On May 11, 2015, Justice Kornreich of the New York County Commercial Division issued a decision in Stevenson v. AMP Solar Group, Inc., 2015 NY Slip Op. 30771(U), dismissing foreign defendants for lack of personal jurisdiction.
In Stevenson, the plaintiff brought claims against a New York resident and several persons and entities located in Canada relating to a consulting agreement. The defendants moved to dismiss. The court granted the Canadian defendants’ motion to dismiss on personal jurisdiction grounds, explaining:
It is undisputed that the defendants asserting jurisdictional arguments are located in Canada and do not continually and systemically do business in New York. General jurisdiction, therefore, does not exist over them under CPLR 301.
[The plaintiff], thus, must establish specific jurisdiction. New York’s long-arm statute, CPLR 302, provides for specific jurisdiction over out-of-state defendants when plaintiff’s cause of action arises from one of four circumstances. [The plaintiff] argues that two of these circumstances arc present First, [the plaintiff] asserts that jurisdiction exists under CPLR 302(a)(1), which provides jurisdiction over a non-domiciliary that transacts any business within the state or contracts anywhere to supply goods or services in the state. CPLR 302(a)(l) is a single act statute and proof of one transaction in New York is sufficient to invoke jurisdiction, even though the defendant never enters New York, so long as the defendant’s activities here were purposeful and there is a substantial relationship between the transaction and the claim asserted.
[The plaintiff] avers that his allegations that the Agreement was negotiated in New York and that he attended meetings in New York are sufficient to confer jurisdiction under CPLR 302(a)(1). [The plaintiff] is wrong. If [the plaintiff] was asserting a claim arising under the Agreement, jurisdiction may well exist (although such a claim would be subject to mandatory arbitration). [The plaintiff’s] claims, however, have nothing to do with the Agreement itself or its effectuation. Rather, [the plaintiff] is claiming that his alleged co-shareholders, through the actions of Ezekiel and Rogers, breached their fiduciary duties to Yallingup by failing to transfer certain profits from AMP Inc. to Yallingup.

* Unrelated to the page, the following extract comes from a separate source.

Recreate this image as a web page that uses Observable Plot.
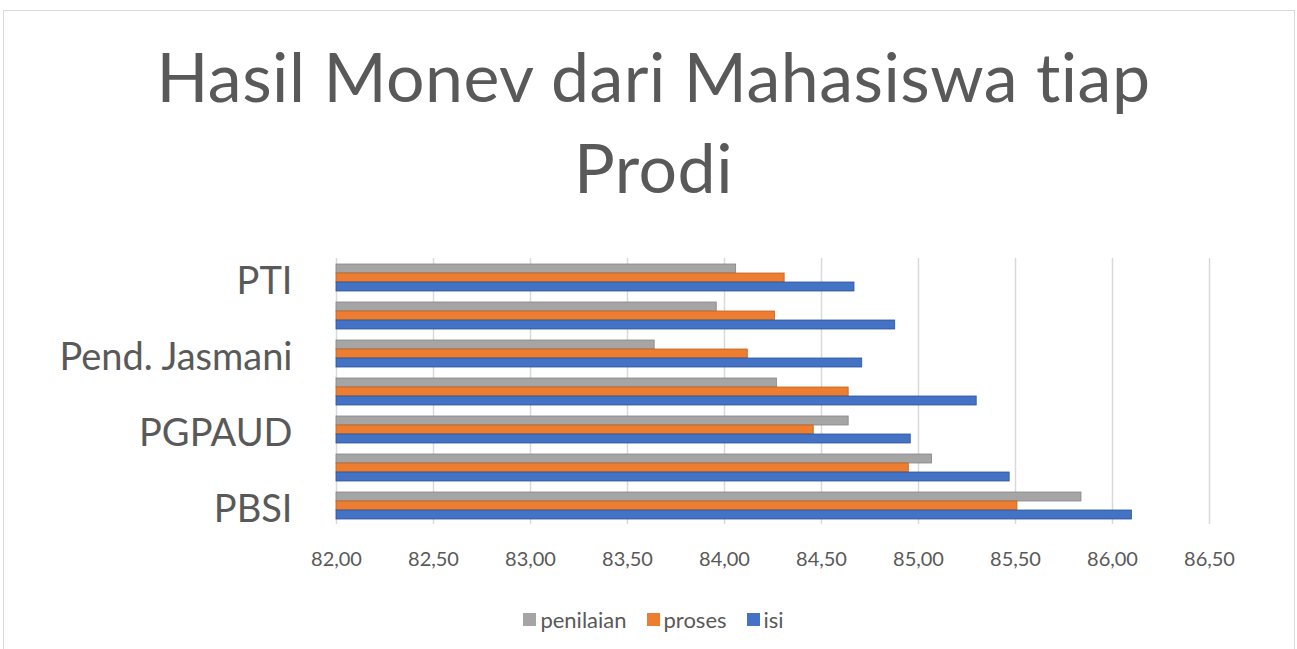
<!DOCTYPE html>
<html>
<head>
<meta charset="utf-8">
<script src="https://cdn.jsdelivr.net/npm/d3@7"></script>
<script src="https://cdn.jsdelivr.net/npm/@observablehq/plot@0.6"></script>
<style>
  html, body { margin: 0; padding: 0; background: #fff; }
  body { width: 1297px; height: 649px; position: relative; overflow: hidden; font-family: Lato, "Open Sans", sans-serif; }
  #frame { position: absolute; left: 3px; top: 10px; width: 1292px; height: 660px; border: 1px solid #d9d9d9; box-sizing: border-box; }
  #title { position: absolute; left: 5px; top: 30px; width: 1297px; text-align: center; color: #595959; font-size: 68px; line-height: 91px; letter-spacing: 0.5px; }
  #chart { position: absolute; left: 0; top: 240px; }
  #legend { position: absolute; left: 5px; top: 606px; width: 1297px; display: flex; justify-content: center; align-items: center; color: #595959; font-size: 22px; }
  .item { display: flex; align-items: center; margin: 0 10px; }
  .sw { width: 13px; height: 13px; margin-right: 4px; }
</style>
</head>
<body>
<div id="frame"></div>
<div id="title">Hasil Monev dari Mahasiswa tiap<br>Prodi</div>
<div id="chart"></div>
<div id="legend"></div>
<script>
// Categories, bottom to top as in the source chart (every other label is hidden there)
const prodi = ["PBSI", "Prodi 2", "PGPAUD", "Prodi 4", "Pend. Jasmani", "Prodi 6", "PTI"];
const shownLabels = ["PBSI", "PGPAUD", "Pend. Jasmani", "PTI"];
// Series values
const isi       = [86.10, 85.47, 84.96, 85.30, 84.71, 84.88, 84.67];
const proses    = [85.51, 84.95, 84.46, 84.64, 84.12, 84.26, 84.31];
const penilaian = [85.84, 85.07, 84.64, 84.27, 83.64, 83.96, 84.06];
// Series (legend order) and colours
const seriesNames = ["penilaian", "proses", "isi"];
const seriesColors = ["#A5A5A5", "#ED7D31", "#4472C4"];
const seriesEdges = ["#858585", "#c2611f", "#2f5597"];
// Axis
const xMin = 82, xMax = 86.5;
const xTicks = [82, 82.5, 83, 83.5, 84, 84.5, 85, 85.5, 86, 86.5];
const xTickLabels = ["82,00", "82,50", "83,00", "83,50", "84,00", "84,50", "85,00", "85,50", "86,00", "86,50"];

const seriesValues = {penilaian, proses, isi};
const data = [];
prodi.forEach((p, i) => {
  seriesNames.forEach(s => data.push({prodi: p, series: s, value: seriesValues[s][i]}));
});

const chart = Plot.plot({
  width: 1297,
  height: 340,
  marginTop: 15,
  marginBottom: 54,
  marginLeft: 336,
  marginRight: 88,
  style: {fontFamily: "Lato, 'Open Sans', sans-serif", color: "#595959", background: "transparent"},
  x: {domain: [xMin, xMax]},
  fy: {domain: prodi.slice().reverse(), padding: 0},
  y: {domain: seriesNames, paddingInner: 0, paddingOuter: 0.6},
  color: {domain: seriesNames, range: seriesColors},
  marks: [
    Plot.gridX(xTicks, {stroke: "#d9d9d9", strokeOpacity: 1, strokeWidth: 1.5}),
    Plot.barX(data, {
      fy: "prodi", y: "series", x1: xMin, x2: "value",
      fill: "series",
      stroke: d => seriesEdges[seriesNames.indexOf(d.series)],
      strokeWidth: 0.8
    }),
    Plot.axisX(xTicks, {
      tickSize: 0, tickPadding: 27, fontSize: 20, fill: "#595959",
      tickFormat: d => xTickLabels[xTicks.indexOf(d)], label: null
    }),
    Plot.axisY({ticks: [], label: null}),
    Plot.axisFy({
      ticks: shownLabels,
      anchor: "left", tickSize: 0, tickPadding: 44, fontSize: 38, fill: "#595959",
      dy: 4, label: null
    })
  ]
});
document.getElementById("chart").appendChild(chart);

const legend = document.getElementById("legend");
seriesNames.forEach((s, i) => {
  const item = document.createElement("div");
  item.className = "item";
  const sw = document.createElement("div");
  sw.className = "sw";
  sw.style.background = seriesColors[i];
  const t = document.createElement("span");
  t.textContent = s;
  item.appendChild(sw);
  item.appendChild(t);
  legend.appendChild(item);
});
</script>
</body>
</html>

Such a claim has nothing to do with New York. The facts underlying this claim are unrelated to the parties’ activities that allegedly occurred in New York. The profits, if any, would have come from business that took place exclusively within Canada and the allegations concern the proper distribution of profits between Canadian companies. The events that took place in New York only relate to (1) the circumstances of the agreement governing [the plaintiff’s] consulting services; and (2) the work [the plaintiff] allegedly performed to earn his Yallingup equity. Claims arising from either of these sets of events might give rise to jurisdiction under CPLR 302(a)(1) because there is a nexus between the events in New York and the alleged wrongdoing. Here, however, the wrongdoing, if any occurred, merely implicates violations of Canadian fiduciary duty law between parties outside of New York.
Yallingup is a Canadian company, and its internal affairs are governed by Canadian, not New York, law. New York, moreover, has no nexus to the subject disputes nor an interest in the outcome. [The plaintiff], after all, is not even a New York resident. Though the complaint contains factual allegations concerning events in New York, none of the events giving rise to the claims actually pleaded look place in New York. Jurisdiction under CPLR 302(a)(l), therefore, does not exist.
Nor is there jurisdiction under CPLR 302(a)(2), which applies when an out-of-state defendant commits a tortious act in New York. Again, the actual alleged wrongdoing – failure to transfer profits from AMP, Inc. to Yallingup — took place in Canada. Though Stevenson baldy claims wrongdoing occurred in New York, he does not identify any such wrongdoing. He, again, relies on the contract negotiations and his consulting work in New York, but neither of those form the basis of his derivative claims. Personal jurisdiction, consequently, does not exist.
(Internal quotations and citations omitted) (emphasis added). This decision shows the pitfalls of not having a clear theory of personal jurisdiction over foreign defendants before bringing an action.